Together with burial practices and figurines, the complex at En-gedi is evidence for an organized system of communal practices based on the shared belief, or hope, of a reality greater than the human, perhaps even a life after life. There is a similar complex at the important site of Megiddo (Tell el-Mutesellim), also with a temenos wall and two broadroom structures, each with a platform, or altar, opposite its entrance. The date of the original construction of this complex is disputed, whether in the Chalcolithic or the immediately succeeding Early Bronze I Age, but the interpretation of its function as religious is supported by the presence of temples in the same area at Megiddo in uninterrupted succession for over two thousand years, until the beginning of the Iron Age.

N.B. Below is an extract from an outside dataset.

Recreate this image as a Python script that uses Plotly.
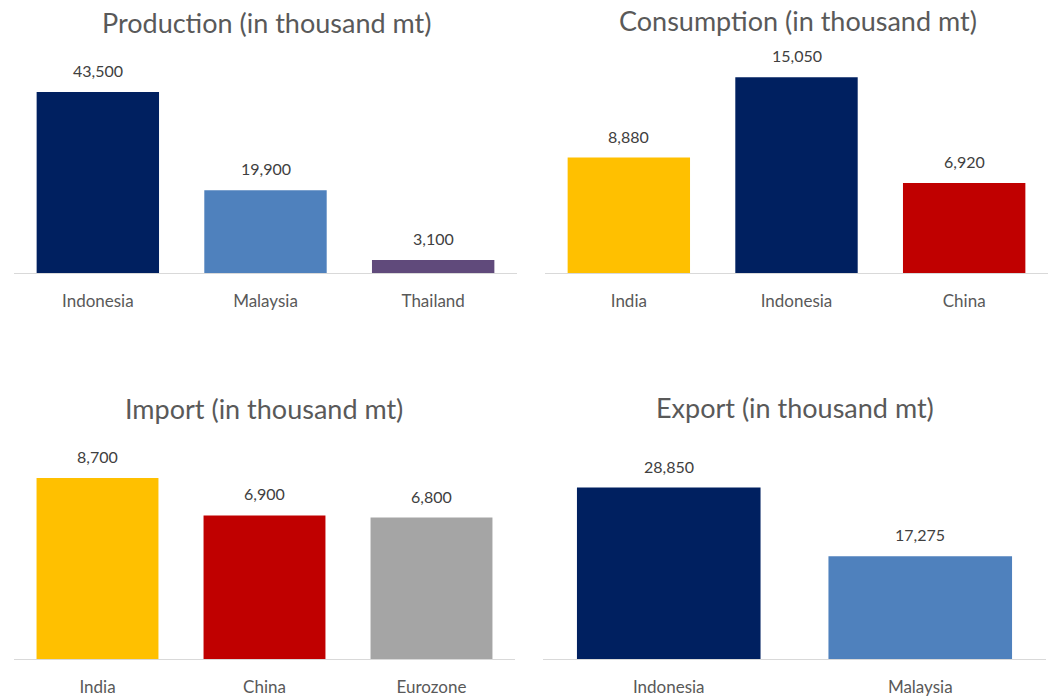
import plotly.graph_objects as go

W, H = 1057, 696

prod_cats = ["Indonesia", "Malaysia", "Thailand"]
prod_vals = [43500, 19900, 3100]
prod_colors = ["#002060", "#4F81BD", "#604A7B"]

cons_cats = ["India", "Indonesia", "China"]
cons_vals = [8880, 15050, 6920]
cons_colors = ["#FFC000", "#002060", "#C00000"]

imp_cats = ["India", "China", "Eurozone"]
imp_vals = [8700, 6900, 6800]
imp_colors = ["#FFC000", "#C00000", "#A5A5A5"]

exp_cats = ["Indonesia", "Malaysia"]
exp_vals = [28850, 17275]
exp_colors = ["#002060", "#4F81BD"]

titles = ["Production (in thousand mt)", "Consumption (in thousand mt)",
          "Import (in thousand mt)", "Export (in thousand mt)"]
yranges = [50000, 16000, 10000, 35000]

# panel geometry in pixels (left, right, axis-line y, top y, title center x, title y)
panels = [
    (14, 517, 273, 65, 266, 22),
    (545, 1048, 273, 65, 798, 20),
    (14, 515, 659, 451, 264, 408),
    (543, 1046, 659, 451, 795, 407),
]

data = [(prod_cats, prod_vals, prod_colors),
        (cons_cats, cons_vals, cons_colors),
        (imp_cats, imp_vals, imp_colors),
        (exp_cats, exp_vals, exp_colors)]

FONT = "Lato, Carlito, Calibri, sans-serif"
fig = go.Figure()
annotations = []
layout_axes = {}

for i, ((cats, vals, cols), (l, r, ay, ty, tx, tty), title, ymax) in enumerate(
        zip(data, panels, titles, yranges)):
    n = "" if i == 0 else str(i + 1)
    xa, ya = "x" + n, "y" + n
    fig.add_trace(go.Bar(
        x=cats, y=vals, marker=dict(color=cols, line=dict(width=0)),
        xaxis=xa, yaxis=ya, showlegend=False, hoverinfo="x+y"))
    layout_axes["xaxis" + n] = dict(
        domain=[l / W, r / W], anchor=ya, showline=True, linecolor="#D9D9D9",
        linewidth=1, showgrid=False, zeroline=False, ticks="",
        ticklabelstandoff=13,
        tickfont=dict(family=FONT, size=17, color="#595959"))
    layout_axes["yaxis" + n] = dict(
        domain=[(H - ay) / H, (H - ty) / H], anchor=xa, range=[0, ymax],
        visible=False, showgrid=False, zeroline=False)
    for c, v in zip(cats, vals):
        annotations.append(dict(
            x=c, y=v, xref=xa, yref=ya, text=f"{v:,}", showarrow=False,
            yanchor="bottom", yshift=10,
            font=dict(family=FONT, size=16, color="#404040")))
    annotations.append(dict(
        x=tx / W, y=(H - tty) / H, xref="paper", yref="paper", text=title,
        showarrow=False, xanchor="center", yanchor="middle",
        font=dict(family=FONT, size=27, color="#595959")))

fig.update_layout(
    width=W, height=H, margin=dict(l=0, r=0, t=0, b=0),
    paper_bgcolor="white", plot_bgcolor="white",
    bargap=0.27, annotations=annotations, **layout_axes)

fig.write_html("out.html", config={"displayModeBar": False},
               post_script="document.body.style.margin='0';document.body.style.overflow='hidden';")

The Chalcolithic Age, then, was a brief era of both relatively peaceful existence and extraordinary artistic expression. The construction and maintenance of the public architecture and the manufacture of the copper, ivory, and ceramic artifacts must have been the primary occupation of specialized groups. The movement toward complex social organization thus continued. This was apparently an internal development, rather than the result of massive invasions from outside the region. The Chalcolithic ended mysteriously, with some of its principal sites simply abandoned and never resettled. But many of the elements of its culture continued to be used in the succeeding Early Bronze Age, suggesting continuity rather than disruption.